The hole was a concrete shaft about two meters in diameter. Food and water came down in a bucket on the end of a rope, apparently at night, because even then there was no light. Unable to see them, he identified the bucket and its contents by touch.
In the first few days of his captivity, he had made a grab for the rope and tried to climb up it. Whoever was at the end of it let him ascend a few meters and then simply let go of the rope.
After that the food and drink stopped coming for what seemed a very long time. Then, one night, a new rope came down. He ate and drank and placed the containers back in the basket. The rope was withdrawn. The bucket also served as his latrine, although when the food had been withheld, he had been forced to use a portion of his floor, which didn’t make things any more pleasant.
And so it went.

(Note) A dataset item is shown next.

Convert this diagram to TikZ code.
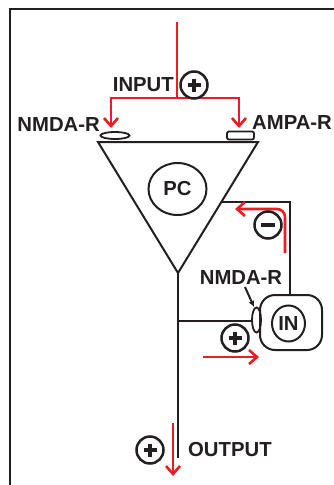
\documentclass[tikz,border=0pt]{standalone}
\usepackage{fontspec}
\setmainfont{Liberation Sans}
\usetikzlibrary{arrows.meta,shapes.geometric,calc}
\definecolor{myred}{RGB}{237,28,36}
\definecolor{myblack}{RGB}{35,31,32}
\tikzset{
  lbl/.style={font=\fontsize{20.3}{21}\selectfont\bfseries, text=myblack, inner sep=0pt},
  blk/.style={draw=myblack, line width=2pt},
  redarrow/.style={draw=myred, line width=2.6pt, -{Straight Barb[length=8pt,width=14pt,line width=2.6pt]}},
  redline/.style={draw=myred, line width=2.6pt},
  sign/.style={circle, draw=myblack, line width=2.5pt, minimum size=27pt, inner sep=0pt},
  plussign/.style={sign, path picture={
     \draw[myblack, line width=3.4pt] ($(path picture bounding box.center)+(-6.5,0)$) -- ($(path picture bounding box.center)+(6.5,0)$);
     \draw[myblack, line width=3.4pt] ($(path picture bounding box.center)+(0,-6.5)$) -- ($(path picture bounding box.center)+(0,6.5)$);}},
  minussign/.style={sign, path picture={
     \draw[myblack, line width=3.8pt] ($(path picture bounding box.center)+(-7,0)$) -- ($(path picture bounding box.center)+(7,0)$);}},
}
\begin{document}
\begin{tikzpicture}[x=1pt,y=-1pt]
\useasboundingbox (0,0) rectangle (334,485);
\fill[white] (0,0) rectangle (334,485);
% frame
\coordinate (fTL) at (10,9);
\coordinate (fTR) at (334,9);
\coordinate (fBL) at (10,485);
\draw[myblack, line width=2.6pt] (fBL) -- (fTL) -- (fTR);
% triangle (PC)
\coordinate (tl) at (98,142);
\coordinate (tr) at (258,142);
\coordinate (apex) at (178,273);
\draw[blk, line join=miter] (tl) -- (tr) -- (apex) -- cycle;
\node[ellipse, draw=myblack, line width=2pt, minimum width=58pt, minimum height=52pt, inner sep=0pt, lbl] (pc) at (177.5,189) {PC};
% receptors
\node[ellipse, draw=myblack, line width=1.8pt, minimum width=29pt, minimum height=7pt, inner sep=0pt] (nmda1) at (115,135.5) {};
\node[rectangle, rounded corners=2pt, draw=myblack, line width=1.8pt, minimum width=27pt, minimum height=8pt, inner sep=0pt] (ampa) at (240.5,135.5) {};
\node[lbl, anchor=east] (nmdalbl) at (100,125) {NMDA-R};
\node[lbl, anchor=west] (ampalbl) at (252,123) {AMPA-R};
% input
\coordinate (inTop) at (177,22);
\coordinate (inJ) at (177,98);
\coordinate (inL) at (111,98);
\coordinate (inR) at (239,98);
\coordinate (inLe) at (111,128);
\coordinate (inRe) at (239,128);
\draw[redline] (inTop) -- (inJ);
\draw[redarrow] (inJ) -- (inL) -- (inLe);
\draw[redarrow] (inJ) -- (inR) -- (inRe);
\node[lbl, anchor=east] (inputlbl) at (174,85) {INPUT};
\node[plussign] (plusIn) at (194,85) {};
% IN box
\node[rectangle, rounded corners=15pt, draw=myblack, line width=2pt, minimum width=62pt, minimum height=55pt, inner sep=0pt] (inbox) at (291,322.5) {};
\node[ellipse, draw=myblack, line width=2pt, minimum width=33pt, minimum height=36pt, inner sep=0pt, lbl] (incirc) at (288.5,323.5) {IN};
\node[ellipse, draw=myblack, line width=1.8pt, minimum width=9pt, minimum height=25pt, inner sep=0pt] (nmda2) at (256.5,320) {};
\node[lbl] (nmda2lbl) at (241,278) {NMDA-R};
\coordinate (nmArS) at (245,287);
\coordinate (nmArE) at (254,307);
\draw[myblack, line width=2pt, -{Latex[length=6pt,width=6pt]}] (nmArS) -- (nmArE);
% axon and feedback
\coordinate (axBot) at (178,458);
\coordinate (axJ) at (178,321);
\draw[blk] (apex) -- (axBot);
\draw[blk] (axJ) -- (nmda2.west |- axJ);
\coordinate (fbL) at (221.4,202);
\coordinate (fbR) at (290,202);
\draw[blk] (fbL) -- (fbR) -- (inbox.north -| fbR);
% red feedback arrow
\coordinate (rfS) at (285,253);
\coordinate (rfC) at (285,209);
\coordinate (rfE) at (235,209);
\draw[redarrow, rounded corners=8pt] (rfS) -- (rfC) -- (rfE);
\node[minussign] (minus) at (268,225) {};
% red forward arrow
\node[plussign] (plusMid) at (235,338) {};
\coordinate (rpS) at (203,357);
\coordinate (rpE) at (259,357);
\draw[redarrow] (rpS) -- (rpE);
% output
\coordinate (outS) at (173,423);
\coordinate (outE) at (173,476);
\draw[redarrow] (outS) -- (outE);
\node[plussign] (plusOut) at (150,450) {};
\node[lbl, anchor=west] (outlbl) at (188,450) {OUTPUT};
\end{tikzpicture}
\end{document}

He dreamed terrible dreams, asleep and awake. Tried to think of happier days, of his time in Oxford. Everything had been new then, life a broad river taking him somewhere brilliant. His only responsibilities in those days had been to himself, and he had stayed in England after school, might have stayed there forever. Even after the aliens came, he could have stayed, returned to Oxford for that matter.
But something in him knew he had to come to the place where he was born. For what? To watch it die of a human disease? To see his father metastasize into the very thing they had fought so hard against? To end his life at last in darkness?
He spoke to himself. He sang, and listened as his voice reverberated in the tube. He shouted and screamed and pounded on the concrete at times. He cursed Zuberi, and promised to kill him and the family he held so dear, but even that finally passed. What would more killing accomplish?
His wound healed—someone must have given him antibiotics, or perhaps they were in the food. He did jumping jacks and calisthenics and boxing footwork, punching into the darkness, sometimes to the point of exhaustion. He felt himself thinning, becoming less and less. Not physically, but inside. Despair rode on his shoulders, heavier every moment, and he knew that soon it would break him.
On one occasion when the basket came down it contained not only the usual fufu and water, but small, cylindrical objects. Most of them were quite smooth, but one was not—it had a flared end, and a little stud, and when he pushed the stud something happened, and he shut his eyes, because they hurt.
It took him several long, deep breaths to understand what was happening, that he was holding a small penlight and seeing something for the first time since Zuberi’s face had blurred into nothingness.
As his eyes adjusted, the ugly concrete wall and the filthy floor seemed like the most beautiful things he had ever seen.
It could be improved, however. Because the rest of the cylinders were pieces of colored chalk.
He took the chalk and began to draw, feeling like a cave painter at the dawn of human history, at that crucial point when something changed in humans, when they began using symbols and language to understand their world. To depict themselves and the animals around them for the spirits and one another to see. To bend sight and mind and hand into creation.
He started off trying to fashion a world for himself, a boundless savanna populated by giraffes and elephants, skies full of clouds, birds, and wind to bend the acacia trees. And yet somehow when he formed them on the concrete they weren’t the same as he remembered. The giraffes had the huge slanting eyes of aliens and were mottled gray and black. Their horns multiplied and formed a mane of squirming tentacles. He drew hyenas with flat, flaring heads but no mouths. Instead of birds and clouds his sky was populated with suns and full moons and round stars, all with lines bisecting them.
He went quickly at first, but then he began to conserve the chalk, to work less representationally and more essentially. He spent a long time on every line, curve, and dot as his drawings grew increasingly abstract—until one day he realized that he had just drawn a jumble of symbols that looked like the writing they had discovered in the alien ship. Furthermore, he thought he knew what some of them meant.